A revisão do PDE nessas circunstâncias trouxe uma situação nova, que é a necessidade de repensar a cidade para a retomada do desenvolvimento econômico e social em um cenário pós-pandemia. São Paulo está se transformando de maneira diferente. É possível notar, por exemplo, a frequência cada vez maior de notícias de imóveis comerciais vagos devido ao fechamento de atividades empresariais ou ao alto custo de renovação dos contratos de locação.

Além disso, com a tendência de diversos setores da economia, especialmente bancos e empresas de tecnologia e investimentos, de adotar o trabalho remoto ou mesmo híbrido, muitos vêm priorizando momentaneamente o trabalho à distância, inclusive como forma de conter custos e despesas e evitar a propagação do vírus. Essa mudança de comportamento afeta diretamente um dos principais objetivos do PDE, o adensamento populacional nos eixos da cidade, cujo objetivo é o de aproximar a moradia do emprego.

Outro ponto a ser considerado no ajuste do PDE é o estímulo à verticalização nos eixos e regiões de maior infraestrutura, o qual conta com grande interesse do mercado imobiliário. A iniciativa, porém, enfrenta o problema da grande alta de preço e, por vezes, a resistência de grupos de moradores aos impactos do grande adensamento populacional.

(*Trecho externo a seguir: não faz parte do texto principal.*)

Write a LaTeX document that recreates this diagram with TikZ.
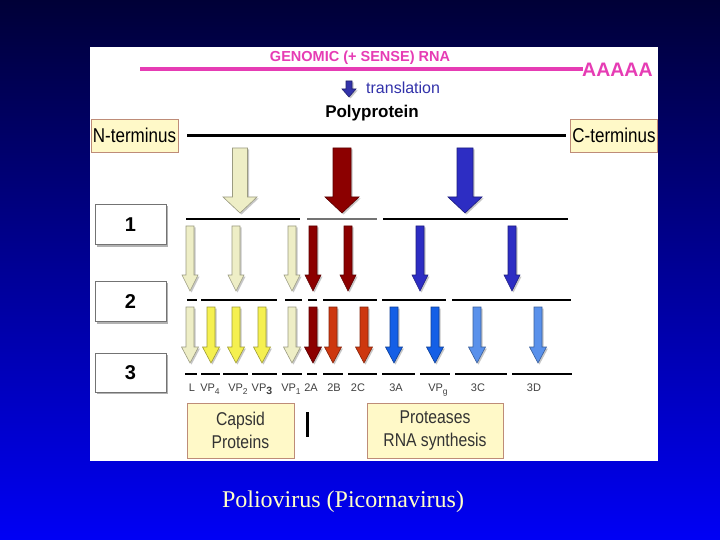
\documentclass[tikz,border=0pt]{standalone}
\usepackage{fontspec}
\usetikzlibrary{calc}
\setmainfont{Liberation Sans}
\newfontfamily\narrowfont[FakeStretch=0.85]{Liberation Sans}
\newfontfamily\capfont{Liberation Serif}
\definecolor{bgtop}{RGB}{0,0,55}
\definecolor{bgmid}{RGB}{14,14,170}
\definecolor{bgbot}{RGB}{0,0,245}
\definecolor{rnapink}{RGB}{230,60,180}
\definecolor{transblue}{RGB}{50,50,170}
\definecolor{creamA}{RGB}{238,238,198}
\definecolor{yellowA}{RGB}{245,240,80}
\definecolor{dredA}{RGB}{140,0,0}
\definecolor{ored}{RGB}{205,55,15}
\definecolor{dblueA}{RGB}{45,45,195}
\definecolor{blueA}{RGB}{20,95,230}
\definecolor{lblueA}{RGB}{90,145,235}
\definecolor{boxyellow}{RGB}{255,249,200}
\definecolor{boxedge}{RGB}{190,140,120}
\definecolor{capyellow}{RGB}{255,255,200}
\newcommand\blockarr[7]{%
  \fill[black!22] ({#1-#5/2+1.5},{#2+1.5}) -- ({#1+#5/2+1.5},{#2+1.5}) -- ({#1+#5/2+1.5},{#3+1.5}) -- ({#1+#6/2+1.5},{#3+1.5}) -- ({#1+1.5},{#4+1.5}) -- ({#1-#6/2+1.5},{#3+1.5}) -- ({#1-#5/2+1.5},{#3+1.5}) -- cycle;
  \filldraw[fill=#7, draw=#7!65!black, line width=0.6pt, line join=miter] ({#1-#5/2},#2) -- ({#1+#5/2},#2) -- ({#1+#5/2},#3) -- ({#1+#6/2},#3) -- (#1,#4) -- ({#1-#6/2},#3) -- ({#1-#5/2},#3) -- cycle;}
\newcommand\lsub[1]{\raisebox{-3.5pt}{\fontsize{8.5}{9}\selectfont #1}}
\begin{document}
\begin{tikzpicture}[x=1pt,y=-1pt,
  numbox/.style={draw=black!55, fill=white, line width=0.8pt, minimum width=71pt, minimum height=40pt, inner sep=0pt, font=\fontsize{20}{22}\selectfont\bfseries},
  termbox/.style={draw=boxedge, fill=boxyellow, line width=0.7pt, minimum width=87pt, minimum height=33pt, inner sep=0pt, font=\narrowfont\fontsize{20}{22}\selectfont},
  infobox/.style={draw=boxedge, fill=boxyellow, line width=0.8pt, minimum height=55pt, inner sep=0pt, align=center, text=black!80, font=\narrowfont\fontsize{18.5}{23}\selectfont},
  seg/.style={line width=2.6pt, black},
  lab/.style={font=\fontsize{11}{12}\selectfont, text=black!75, inner sep=0pt, anchor=base}]
\useasboundingbox (0,0) rectangle (720,540);
\shade[top color=bgtop, middle color=bgmid, bottom color=bgbot] (0,0) rectangle (720,540);
\fill[white] (90,47) rectangle (658,461);

% RNA
\draw[rnapink, line width=3.5pt] (140,69) -- (583,69);
\node[text=rnapink, font=\fontsize{14.5}{16}\selectfont\bfseries, inner sep=0pt] (genomic) at (360,58) {GENOMIC (+ SENSE) RNA};
\node[text=rnapink, font=\fontsize{19.5}{21}\selectfont\bfseries, inner sep=0pt, anchor=west] (polyA) at (582,70) {AAAAA};
\blockarr{349}{81}{89}{97}{6}{14}{transblue}
\node[text=transblue, font=\fontsize{16}{18}\selectfont, inner sep=0pt, anchor=west] (transl) at (366,88) {translation};
\node[font=\fontsize{17}{18}\selectfont\bfseries, inner sep=0pt] (poly) at (372,113) {Polyprotein};

% termini and polyprotein line
\node[termbox] (nterm) at (134.5,135.5) {N-terminus};
\node[termbox] (cterm) at (614,135.5) {C-terminus};
\draw[line width=2.5pt] ($(nterm.east)+(9,0)$) coordinate (pl1) -- ($(cterm.west)+(-4,0)$) coordinate (pl2);

% big arrows
\blockarr{240}{148}{197}{213}{15}{34}{creamA}
\blockarr{342}{148}{197}{213}{18}{34}{dredA}
\blockarr{465}{148}{197}{213}{16}{34}{dblueA}

% number boxes
\fill[black!30] (97,206) rectangle (168,247);
\node[numbox] (b1) at (130.5,224.5) {1};
\fill[black!30] (97,283) rectangle (168,324);
\node[numbox] (b2) at (130.5,301.5) {2};
\fill[black!30] (97,355) rectangle (168,394);
\node[numbox, minimum height=39pt] (b3) at (130.5,372.5) {3};

% row 1 lines
\draw[seg] (186,219) -- (300,219);
\draw[seg, black!55] (307,219) -- (377,219);
\draw[seg] (383,219) -- (568,219);

% row 1 -> 2 arrows
\foreach \xx/\cc in {190/creamA,236/creamA,292/creamA,313/dredA,348/dredA,420/dblueA,512/dblueA}
  \blockarr{\xx}{226}{275}{291}{8}{16}{\cc};

% row 2 lines
\foreach \a/\b in {187/197,201/277,285/302,308/317,323/377,382/446,452/571}
  \draw[seg] (\a,300) -- (\b,300);

% row 2 -> 3 arrows
\foreach \xx/\cc in {190/creamA,211/yellowA,236/yellowA,262/yellowA,292/creamA,313/dredA,333/ored,364/ored,394/blueA,435/blueA,477/lblueA,538/lblueA}
  \blockarr{\xx}{307}{347}{363}{8}{17}{\cc};

% row 3 lines
\foreach \a/\b in {185/197,201/220,223/248,252/277,282/302,307/317,323/343,348/377,382/415,420/450,455/507,512/572}
  \draw[seg] (\a,374) -- (\b,374);

% labels
\node[lab] (lL) at (192,391) {L};
\node[lab] (lVP4) at (210,391) {VP\lsub{4}};
\node[lab] (lVP2) at (238,391) {VP\lsub{2}};
\node[lab] (lVP3) at (262,391) {VP\lsub{\bfseries\fontsize{10.5}{11}\selectfont 3}};
\node[lab] (lVP1) at (291,391) {VP\lsub{1}};
\node[lab] (l2A) at (311,391) {2A};
\node[lab] (l2B) at (334,391) {2B};
\node[lab] (l2C) at (358,391) {2C};
\node[lab] (l3A) at (396,391) {3A};
\node[lab] (lVPg) at (438,391) {VP\lsub{g}};
\node[lab] (l3C) at (478,391) {3C};
\node[lab] (l3D) at (534,391) {3D};

% bottom boxes
\node[infobox, minimum width=107pt] (capsid) at (240.5,430.5) {Capsid\\Proteins};
\draw[line width=3pt] (307,412) -- (307,437);
\node[infobox, minimum width=136pt] (prot) at (435,430.5) {Proteases\\RNA synthesis};

% caption
\node[text=capyellow, font=\capfont\fontsize{24}{26}\selectfont, inner sep=0pt] (cap) at (343,502) {Poliovirus (Picornavirus)};
\end{tikzpicture}
\end{document}
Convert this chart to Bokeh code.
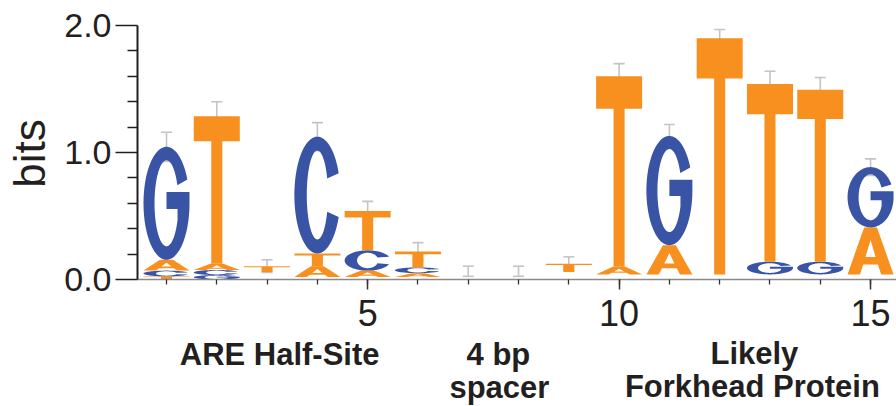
import numpy as np
from bokeh.plotting import figure
from bokeh.models import (ColumnDataSource, FixedTicker, PrintfTickFormatter,
                          Whisker, TeeHead, Label, Range1d, LinearAxis)
from bokeh.embed import file_html
from bokeh.resources import INLINE

# ---------------- data (bits per letter per position) ----------------
positions = list(range(1, 16))
bits_A = [0.085, 0.05, 0.02, 0.085, 0.05, 0.03, 0.015, 0.015, 0.02, 0.06, 0.23, 0.013, 0.02, 0.02, 0.37]
bits_C = [0.045, 0.04, 0.02, 0.92, 0.16, 0.045, 0.02, 0.015, 0.02, 0.02, 0.02, 0.013, 0.02, 0.02, 0.02]
bits_G = [0.89, 0.035, 0.02, 0.02, 0.02, 0.02, 0.015, 0.02, 0.02, 0.02, 0.86, 0.013, 0.10, 0.10, 0.475]
bits_T = [0.025, 1.16, 0.045, 0.10, 0.31, 0.125, 0.015, 0.015, 0.065, 1.50, 0.02, 1.86, 1.40, 1.355, 0.02]
err_half = [0.115, 0.115, 0.05, 0.11, 0.075, 0.07, 0.04, 0.04, 0.053, 0.10, 0.09, 0.07, 0.10, 0.095, 0.065]

x_tick_labels = [5, 10, 15]
y_tick_labels = [0.0, 1.0, 2.0]
y_minor = [0.2, 0.4, 0.6, 0.8, 1.2, 1.4, 1.6, 1.8]

region_texts = ["ARE Half-Site", "4 bp", "spacer", "Likely", "Forkhead Protein"]
region_x = [3.25, 7.6, 7.62, 12.69, 12.65]
region_y = [-0.59, -0.59, -0.852, -0.585, -0.846]

ORANGE = "#F7901E"
BLUE = "#3A54A5"
colors = {"A": ORANGE, "T": ORANGE, "C": BLUE, "G": BLUE}

# axis placement (data coordinates of the axis lines)
X_LO = 0.4235
Y_LO, Y_HI = 0.0, 2.0

# ---------------- letter shapes in a unit box ----------------
def ell(cx, cy, rx, ry, angs):
    a = np.radians(angs)
    return cx + rx * np.cos(a), cy + ry * np.sin(a)

def shape_C():
    tx, ty = 0.27, 0.12
    ox, oy = ell(0.5, 0.5, 0.5, 0.5, np.linspace(22, 338, 80))
    ix, iy = ell(0.5, 0.5, 0.5 - tx, 0.5 - ty, np.linspace(338, 22, 80))
    return [[list(np.r_[ox, ix])], [list(np.r_[oy, iy])]]

def shape_G():
    tx, ty = 0.24, 0.12
    rxi, ryi = 0.5 - tx, 0.5 - ty
    ox, oy = ell(0.5, 0.5, 0.5, 0.5, np.linspace(25, 360, 90))
    stem_x = 0.74
    a_int = -np.degrees(np.arccos((stem_x - 0.5) / rxi))
    ix, iy = ell(0.5, 0.5, rxi, ryi, np.linspace(360 + a_int, 25, 90))
    xs = list(np.r_[ox, [1.0, 1.0, 0.50, 0.50, stem_x, stem_x], ix])
    ys = list(np.r_[oy, [0.5, 0.60, 0.60, 0.45, 0.45, 0.5 + ryi * np.sin(np.radians(a_int))], iy])
    return [[xs], [ys]]

def shape_A():
    ox = [0, 0.36, 0.64, 1.0, 0.73, 0.66, 0.34, 0.27]
    oy = [0, 1.0, 1.0, 0.0, 0.0, 0.21, 0.21, 0.0]
    hx = [0.39, 0.61, 0.5]
    hy = [0.37, 0.37, 0.73]
    return [[ox, hx], [oy, hy]]

def shape_T():
    xs = [0, 1, 1, 0.62, 0.62, 0.38, 0.38, 0]
    ys = [1, 1, 0.83, 0.83, 0, 0, 0.83, 0.83]
    return [[xs], [ys]]

shapes = {"A": shape_A(), "C": shape_C(), "G": shape_G(), "T": shape_T()}

# ---------------- build stacks ----------------
LETTER_W = 0.915
MIN_DRAW = 0.021
all_xs, all_ys, all_col = [], [], []
tops = []
for i, pos in enumerate(positions):
    vals = [("A", bits_A[i]), ("C", bits_C[i]), ("G", bits_G[i]), ("T", bits_T[i])]
    vals = sorted(vals, key=lambda t: t[1])
    y0 = 0.0
    for letter, h in vals:
        if h >= MIN_DRAW:
            rx, ry = shapes[letter]
            px = [[list(pos - LETTER_W / 2 + np.asarray(r) * LETTER_W) for r in rx]]
            py = [[list(y0 + np.asarray(r) * h) for r in ry]]
            all_xs.append(px)
            all_ys.append(py)
            all_col.append(colors[letter])
        y0 += h
    tops.append(y0)

letters_src = ColumnDataSource(dict(xs=all_xs, ys=all_ys, color=all_col))
err_src = ColumnDataSource(dict(
    x=positions,
    upper=[t + e for t, e in zip(tops, err_half)],
    lower=[t - e for t, e in zip(tops, err_half)],
))

# ---------------- figure ----------------
W, H = 896, 406
PX_X, PX_Y = 50.29, 127.0          # pixels per data unit
FRAME_L, FRAME_T = 137, 25          # pixel position of the axes corner region
x0 = X_LO - FRAME_L / PX_X
y1 = Y_HI + FRAME_T / PX_Y
p = figure(width=W, height=H, output_backend="svg", toolbar_location=None,
           x_range=Range1d(x0, x0 + W / PX_X), y_range=Range1d(y1 - H / PX_Y, y1),
           x_axis_type=None, y_axis_type=None, min_border=0)
p.outline_line_color = None
p.background_fill_color = "white"

p.multi_polygons(xs="xs", ys="ys", fill_color="color", line_color=None, source=letters_src)

gray = "#C4C4C4"
wh = Whisker(base="x", upper="upper", lower="lower", source=err_src,
             line_color=gray, line_width=1.6,
             upper_head=TeeHead(size=11, line_color=gray, line_width=1.6),
             lower_head=TeeHead(size=11, line_color=gray, line_width=1.6))
p.add_layout(wh)

# y axis
ya = LinearAxis(fixed_location=X_LO, bounds=(Y_LO, Y_HI))
ya.ticker = FixedTicker(ticks=y_tick_labels, minor_ticks=y_minor)
ya.formatter = PrintfTickFormatter(format="%.1f")
ya.axis_line_color = "#231F20"
ya.axis_line_width = 2
ya.major_tick_line_color = "#231F20"
ya.major_tick_line_width = 1.6
ya.minor_tick_line_color = "#231F20"
ya.minor_tick_line_width = 1.6
ya.major_tick_out = 22
ya.major_tick_in = 0
ya.minor_tick_out = 10
ya.minor_tick_in = 0
ya.major_label_standoff = 4
ya.major_label_text_font = "Liberation Sans"
ya.major_label_text_font_size = "34px"
ya.major_label_text_color = "#231F20"
p.add_layout(ya, "left")

# x axis
xa = LinearAxis(fixed_location=Y_LO, bounds=(X_LO, x0 + W / PX_X))
xa.ticker = FixedTicker(ticks=x_tick_labels, minor_ticks=positions)
xa.axis_line_color = "#8A8A8A"
xa.axis_line_width = 1.3
xa.major_tick_line_color = "#333333"
xa.major_tick_line_width = 1.5
xa.minor_tick_line_color = "#333333"
xa.minor_tick_line_width = 1.3
xa.major_tick_out = 10
xa.major_tick_in = 0
xa.minor_tick_out = 5
xa.minor_tick_in = 0
xa.major_label_standoff = 10
xa.major_label_text_font = "Liberation Sans"
xa.major_label_text_font_size = "36px"
xa.major_label_text_color = "#231F20"
p.add_layout(xa, "below")

# y axis title
p.add_layout(Label(x=-1.724, y=0.992, text="bits", angle=np.pi / 2,
                   text_align="center", text_baseline="middle",
                   text_font="Liberation Sans", text_font_size="44px",
                   text_color="#231F20"))

# region annotations
for t, rx, ry in zip(region_texts, region_x, region_y):
    p.add_layout(Label(x=rx, y=ry, text=t, text_align="center",
                       text_baseline="alphabetic", text_font="Liberation Sans",
                       text_font_style="bold", text_font_size="31px",
                       text_color="#231F20"))

open("out.html", "w").write(file_html(p, INLINE))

Esse impulsionamento já vem transformando aos poucos as regiões da cidade com maior infraestrutura urbana e de acesso, as chamadas Zonas de Estruturação Urbana, mas, evidentemente, em ritmo e proporção abaixo do proposto pelo PDE. Diante da situação econômica e financeira mundial, o que se vê é a criação de unidades habitacionais cada vez menores e com preços ainda muito altos e juros em elevação, se comparados aos das periferias ou regiões fora dos eixos, o que impede o acesso direto de grande parte da população a esses imóveis.

Nesse cenário de grandes mudanças e incertezas sobre os rumos do adensamento e desenvolvimento da cidade de São Paulo, a prorrogação do prazo da revisão permite discutir mais profundamente o tema e implementar medidas efetivas para adaptar o PDE à realidade de crise econômica e social pós-pandemia.

Espera-se que o novo prazo de discussão seja suficiente para a Prefeitura enviar a proposta de revisão já contando com uma maior participação popular. Com o avanço da vacinação contra a covid-19, provavelmente será possível realizar debates e audiências de forma segura e participativa e obter contribuições para melhoria do processo e efetivo alcance dos objetivos da lei.